Copy out the listing in full, exactly as written, but not its pictures.

***

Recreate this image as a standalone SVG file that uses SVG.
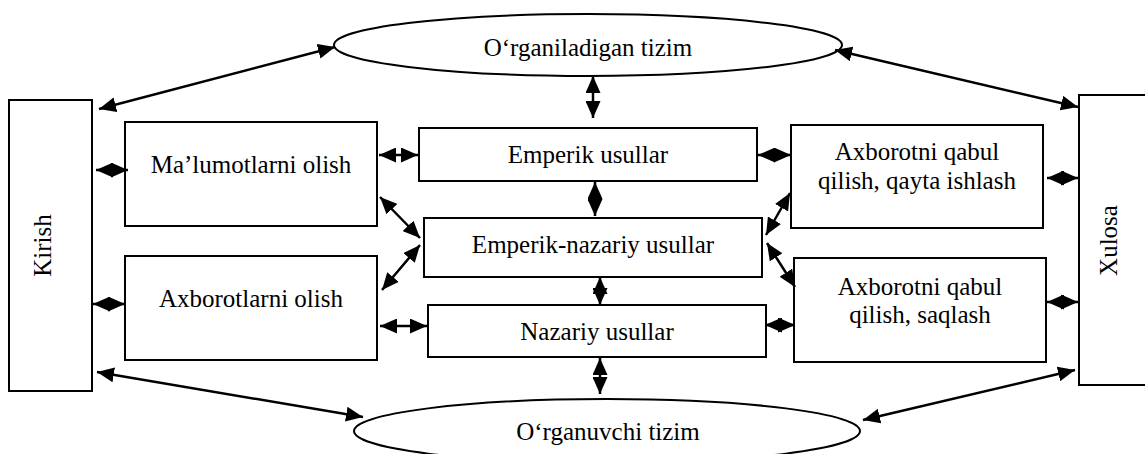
<svg xmlns="http://www.w3.org/2000/svg" width="1145" height="454" viewBox="0 0 1145 454">
<style>
.box{fill:#fff;stroke:#000;stroke-width:2}
.t{font-family:"Liberation Serif","Times New Roman",serif;font-size:25px;fill:#000;text-anchor:middle}
.c{stroke:#000;stroke-width:2.5;fill:none;marker-start:url(#ah);marker-end:url(#ah)}
</style>
<defs>
<marker id="ah" markerUnits="userSpaceOnUse" markerWidth="17" markerHeight="15" refX="17" refY="7.5" orient="auto-start-reverse" viewBox="0 0 17 15">
<path d="M0,0 L17,7.5 L0,15 z" fill="#000"/>
</marker>
</defs>
<rect width="1145" height="454" fill="#fff"/>
<g id="kirish"><rect class="box" x="9" y="100" width="83" height="291"/><text class="t" transform="translate(51,245.5) rotate(-90)">Kirish</text></g>
<g id="xulosa"><rect class="box" x="1079" y="95" width="80" height="290"/><text class="t" transform="translate(1117,240.5) rotate(-90)">Xulosa</text></g>
<g id="organiladigan"><ellipse class="box" cx="588" cy="45" rx="254" ry="31"/><text class="t" x="588" y="56">O‘rganiladigan tizim</text></g>
<g id="organuvchi"><ellipse class="box" cx="607" cy="431" rx="253" ry="32"/><text class="t" x="608" y="440">O‘rganuvchi tizim</text></g>
<g id="malumot"><rect class="box" x="125" y="122" width="252" height="104"/><text class="t" x="251" y="173">Ma’lumotlarni olish</text></g>
<g id="axborotlar"><rect class="box" x="125" y="256" width="252" height="104"/><text class="t" x="251" y="307">Axborotlarni olish</text></g>
<g id="emperik"><rect class="box" x="419" y="128" width="338" height="53"/><text class="t" x="588" y="163">Emperik usullar</text></g>
<g id="emperik-nazariy"><rect class="box" x="424" y="218" width="338" height="59"/><text class="t" x="593" y="253">Emperik-nazariy usullar</text></g>
<g id="nazariy"><rect class="box" x="428" y="305" width="338" height="52"/><text class="t" x="597" y="340">Nazariy usullar</text></g>
<g id="qayta"><rect class="box" x="791" y="125" width="252" height="103"/><text class="t" x="917" y="160">Axborotni qabul</text><text class="t" x="917" y="189">qilish, qayta ishlash</text></g>
<g id="saqlash"><rect class="box" x="794" y="258" width="252" height="104"/><text class="t" x="920" y="295">Axborotni qabul</text><text class="t" x="920" y="323">qilish, saqlash</text></g>
<g id="connectors">
<line class="c" x1="99" y1="109" x2="335" y2="47"/>
<line class="c" x1="835" y1="50" x2="1078" y2="107"/>
<line class="c" x1="593" y1="76" x2="593" y2="118"/>
<line class="c" x1="96" y1="170" x2="128" y2="170"/>
<line class="c" x1="93" y1="304" x2="125" y2="304"/>
<line class="c" x1="379" y1="155" x2="418" y2="155"/>
<line class="c" x1="758" y1="155" x2="791" y2="155"/>
<line class="c" x1="380" y1="197" x2="420" y2="238"/>
<line class="c" x1="382" y1="290" x2="420" y2="245"/>
<line class="c" x1="595" y1="182" x2="595" y2="216"/>
<line class="c" x1="600" y1="277" x2="600" y2="305"/>
<line class="c" x1="380" y1="326" x2="427" y2="326"/>
<line class="c" x1="765" y1="325" x2="795" y2="325"/>
<line class="c" x1="766" y1="235" x2="790" y2="193"/>
<line class="c" x1="767" y1="243" x2="795" y2="287"/>
<line class="c" x1="1047" y1="178" x2="1078" y2="178"/>
<line class="c" x1="1047" y1="302" x2="1078" y2="302"/>
<line class="c" x1="600" y1="358" x2="600" y2="394"/>
<line class="c" x1="97" y1="372" x2="363" y2="417"/>
<line class="c" x1="863" y1="420" x2="1075" y2="370"/>
</g>
</svg>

***

RESPONSE |
Recreate this image as a standalone SVG file that uses SVG.
<svg xmlns="http://www.w3.org/2000/svg" width="1145" height="454" viewBox="0 0 1145 454">
<style>
.box{fill:#fff;stroke:#000;stroke-width:2}
.t{font-family:"Liberation Serif","Times New Roman",serif;font-size:25px;fill:#000;text-anchor:middle}
.c{stroke:#000;stroke-width:2.5;fill:none;marker-start:url(#ah);marker-end:url(#ah)}
</style>
<defs>
<marker id="ah" markerUnits="userSpaceOnUse" markerWidth="17" markerHeight="15" refX="17" refY="7.5" orient="auto-start-reverse" viewBox="0 0 17 15">
<path d="M0,0 L17,7.5 L0,15 z" fill="#000"/>
</marker>
</defs>
<rect width="1145" height="454" fill="#fff"/>
<g id="kirish"><rect class="box" x="9" y="100" width="83" height="291"/><text class="t" transform="translate(51,245.5) rotate(-90)">Kirish</text></g>
<g id="xulosa"><rect class="box" x="1079" y="95" width="80" height="290"/><text class="t" transform="translate(1117,240.5) rotate(-90)">Xulosa</text></g>
<g id="organiladigan"><ellipse class="box" cx="588" cy="45" rx="254" ry="31"/><text class="t" x="588" y="56">O‘rganiladigan tizim</text></g>
<g id="organuvchi"><ellipse class="box" cx="607" cy="431" rx="253" ry="32"/><text class="t" x="608" y="440">O‘rganuvchi tizim</text></g>
<g id="malumot"><rect class="box" x="125" y="122" width="252" height="104"/><text class="t" x="251" y="173">Ma’lumotlarni olish</text></g>
<g id="axborotlar"><rect class="box" x="125" y="256" width="252" height="104"/><text class="t" x="251" y="307">Axborotlarni olish</text></g>
<g id="emperik"><rect class="box" x="419" y="128" width="338" height="53"/><text class="t" x="588" y="163">Emperik usullar</text></g>
<g id="emperik-nazariy"><rect class="box" x="424" y="218" width="338" height="59"/><text class="t" x="593" y="253">Emperik-nazariy usullar</text></g>
<g id="nazariy"><rect class="box" x="428" y="305" width="338" height="52"/><text class="t" x="597" y="340">Nazariy usullar</text></g>
<g id="qayta"><rect class="box" x="791" y="125" width="252" height="103"/><text class="t" x="917" y="160">Axborotni qabul</text><text class="t" x="917" y="189">qilish, qayta ishlash</text></g>
<g id="saqlash"><rect class="box" x="794" y="258" width="252" height="104"/><text class="t" x="920" y="295">Axborotni qabul</text><text class="t" x="920" y="323">qilish, saqlash</text></g>
<g id="connectors">
<line class="c" x1="99" y1="109" x2="335" y2="47"/>
<line class="c" x1="835" y1="50" x2="1078" y2="107"/>
<line class="c" x1="593" y1="76" x2="593" y2="118"/>
<line class="c" x1="96" y1="170" x2="128" y2="170"/>
<line class="c" x1="93" y1="304" x2="125" y2="304"/>
<line class="c" x1="379" y1="155" x2="418" y2="155"/>
<line class="c" x1="758" y1="155" x2="791" y2="155"/>
<line class="c" x1="380" y1="197" x2="420" y2="238"/>
<line class="c" x1="382" y1="290" x2="420" y2="245"/>
<line class="c" x1="595" y1="182" x2="595" y2="216"/>
<line class="c" x1="600" y1="277" x2="600" y2="305"/>
<line class="c" x1="380" y1="326" x2="427" y2="326"/>
<line class="c" x1="765" y1="325" x2="795" y2="325"/>
<line class="c" x1="766" y1="235" x2="790" y2="193"/>
<line class="c" x1="767" y1="243" x2="795" y2="287"/>
<line class="c" x1="1047" y1="178" x2="1078" y2="178"/>
<line class="c" x1="1047" y1="302" x2="1078" y2="302"/>
<line class="c" x1="600" y1="358" x2="600" y2="394"/>
<line class="c" x1="97" y1="372" x2="363" y2="417"/>
<line class="c" x1="863" y1="420" x2="1075" y2="370"/>
</g>
</svg>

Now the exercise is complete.